Influence of pre-existing interfacial damage on the ballistic behavior of ceramic composite armor systems: An experimental and numerical analysis

In recent years, Ceramic Composite Armor Systems (CCAS) have gained extensive applications in protective configurations of various armored weapon platforms due to their exceptional ballistic behavior. Nevertheless, the integration of functional modules into cohesive interfaces for enhancing CCAS intelligence presents a technical paradox: such modifications inevitably induce pre-existing interfacial debonding/delamination defects that may adversely affect ballistic behavior.
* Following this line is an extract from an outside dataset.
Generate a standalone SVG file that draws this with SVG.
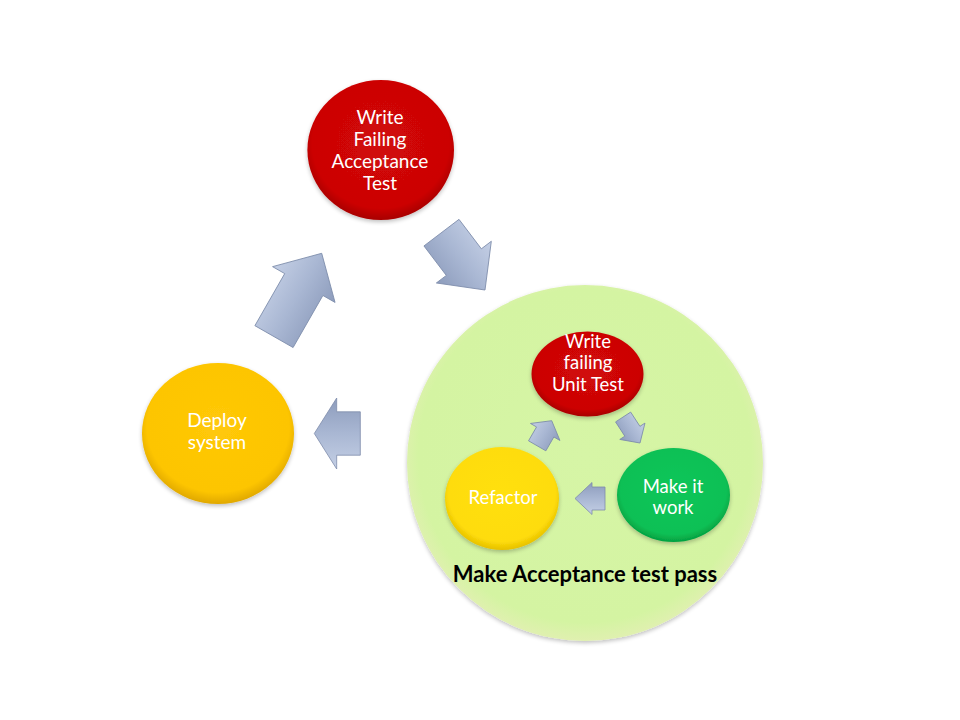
<svg xmlns="http://www.w3.org/2000/svg" width="960" height="720" viewBox="0 0 960 720">
<style>
.t{font-family:Lato,"Open Sans","Liberation Sans",sans-serif;fill:#ffffff;text-anchor:middle}
.big{font-size:19px}
.small{font-size:18.5px}
.lbl{font-family:Lato,"Open Sans","Liberation Sans",sans-serif;font-weight:bold;font-size:22px;fill:#000;text-anchor:middle}
.arr{fill:url(#gArr);stroke:#7d8cab;stroke-width:0.8;stroke-linejoin:miter}
</style>
<defs>
<radialGradient id="gRed" cx="50%" cy="45%" r="55%">
<stop offset="0" stop-color="#d10808"/>
<stop offset="0.85" stop-color="#cc0505"/>
<stop offset="1" stop-color="#a80000"/>
</radialGradient>
<radialGradient id="gGold" cx="50%" cy="45%" r="55%">
<stop offset="0" stop-color="#ffc808"/>
<stop offset="0.85" stop-color="#fdc502"/>
<stop offset="1" stop-color="#e0a800"/>
</radialGradient>
<radialGradient id="gYel" cx="50%" cy="45%" r="55%">
<stop offset="0" stop-color="#ffe010"/>
<stop offset="0.85" stop-color="#fedc0a"/>
<stop offset="1" stop-color="#e6c000"/>
</radialGradient>
<radialGradient id="gGrn" cx="50%" cy="45%" r="55%">
<stop offset="0" stop-color="#10c65a"/>
<stop offset="0.85" stop-color="#0cc055"/>
<stop offset="1" stop-color="#04a040"/>
</radialGradient>
<radialGradient id="gLime" cx="50%" cy="48%" r="52%">
<stop offset="0" stop-color="#d6f5a6"/>
<stop offset="0.9" stop-color="#d4f4a2"/>
<stop offset="1" stop-color="#e0f0b0"/>
</radialGradient>
<linearGradient id="gArr" x1="0" y1="0" x2="0" y2="1">
<stop offset="0" stop-color="#c4cfe5"/>
<stop offset="0.5" stop-color="#a9b7d3"/>
<stop offset="1" stop-color="#8d9cbc"/>
</linearGradient>
<filter id="sh" x="-10%" y="-10%" width="120%" height="125%">
<feGaussianBlur in="SourceAlpha" stdDeviation="2"/>
<feOffset dx="0" dy="2" result="b"/>
<feComponentTransfer><feFuncA type="linear" slope="0.25"/></feComponentTransfer>
<feMerge><feMergeNode/><feMergeNode in="SourceGraphic"/></feMerge>
</filter>
</defs>
<rect width="960" height="720" fill="#ffffff"/>

<g id="outer-acceptance">
<circle cx="585" cy="463" r="178" fill="url(#gLime)" filter="url(#sh)"/>
</g>

<g id="write-failing-acceptance-test">
<ellipse cx="380.7" cy="150" rx="73.3" ry="70" fill="url(#gRed)" filter="url(#sh)"/>
<text class="t big" x="380" y="124">Write</text>
<text class="t big" x="380" y="146">Failing</text>
<text class="t big" x="380" y="168">Acceptance</text>
<text class="t big" x="380" y="190">Test</text>
</g>

<g id="deploy-system">
<ellipse cx="218" cy="433.5" rx="76" ry="70.5" fill="url(#gGold)" filter="url(#sh)"/>
<text class="t big" x="217" y="427">Deploy</text>
<text class="t big" x="217" y="449">system</text>
</g>

<g id="write-failing-unit-test">
<ellipse cx="587.5" cy="374" rx="56" ry="42.5" fill="url(#gRed)" filter="url(#sh)"/>
<text class="t small" x="588" y="348">Write</text>
<text class="t small" x="588" y="369">failing</text>
<text class="t small" x="588" y="390.5">Unit Test</text>
</g>

<g id="refactor">
<ellipse cx="502" cy="498.5" rx="57" ry="51.5" fill="url(#gYel)" filter="url(#sh)"/>
<text class="t small" x="503" y="504">Refactor</text>
</g>

<g id="make-it-work">
<ellipse cx="673.5" cy="495" rx="56.5" ry="47" fill="url(#gGrn)" filter="url(#sh)"/>
<text class="t small" x="673" y="492.5">Make it</text>
<text class="t small" x="673" y="514">work</text>
</g>

<g id="label">
<text class="lbl" x="585" y="582">Make Acceptance test pass</text>
</g>

<g id="connectors">
<polygon class="arr" transform="translate(321.7,253.3) rotate(-60.2)" points="-96,-22 -36,-22 -36,-36 0,0 -36,36 -36,22 -96,22"/>
<polygon class="arr" transform="translate(485,290) rotate(52.8)" points="-72,-22 -35,-22 -35,-34.5 0,0 -35,34.5 -35,22 -72,22"/>
<polygon class="arr" transform="translate(314.3,433.5) rotate(180)" points="-46,-21.7 -22.4,-21.7 -22.4,-35.5 0,0 -22.4,35.5 -22.4,21.7 -46,21.7"/>
<polygon class="arr" transform="translate(551.7,420.7) rotate(-60)" points="-29,-10 -13,-10 -13,-17 0,0 -13,17 -13,10 -29,10"/>
<polygon class="arr" transform="translate(640,443) rotate(57)" points="-31,-9 -14,-9 -14,-15 0,0 -14,15 -14,9 -31,9"/>
<polygon class="arr" transform="translate(575,498.5) rotate(180)" points="-30,-11.5 -17,-11.5 -17,-16 0,0 -17,16 -17,11.5 -30,11.5"/>
</g>
</svg>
Using a simplified Al₂O₃/Carbon Fiber (CF)/Aramid Fiber (AF) composite armor configuration as a representative example, this work systematically examines through combined Ballistic Limit Test (BLT) and Finite Element Analysis (FEA) how pre-existing damage parameters (including location, area and quantity) at both Al₂O₃-CF and CF-AF interfaces influence critical ballistic behavior responses, especially the residual velocity, back face deformation, damage circumstance and its extension patterns, etc. The results of the FEA are validated with the experimental results. The key findings reveal that under equivalent damage areas with single pre-existing damage, interfacial debonding at the Al₂O₃-CF interface demonstrates more pronounced ballistic behavior degradation compared to the CF-AF interface defects. This detrimental effect exhibits amplification beyond critical damage tolerance thresholds. Under dual pre-existing damage conditions, the detrimental effects on the ballistic behavior of the CCAS exhibit significant dependence on damage area combination characteristics.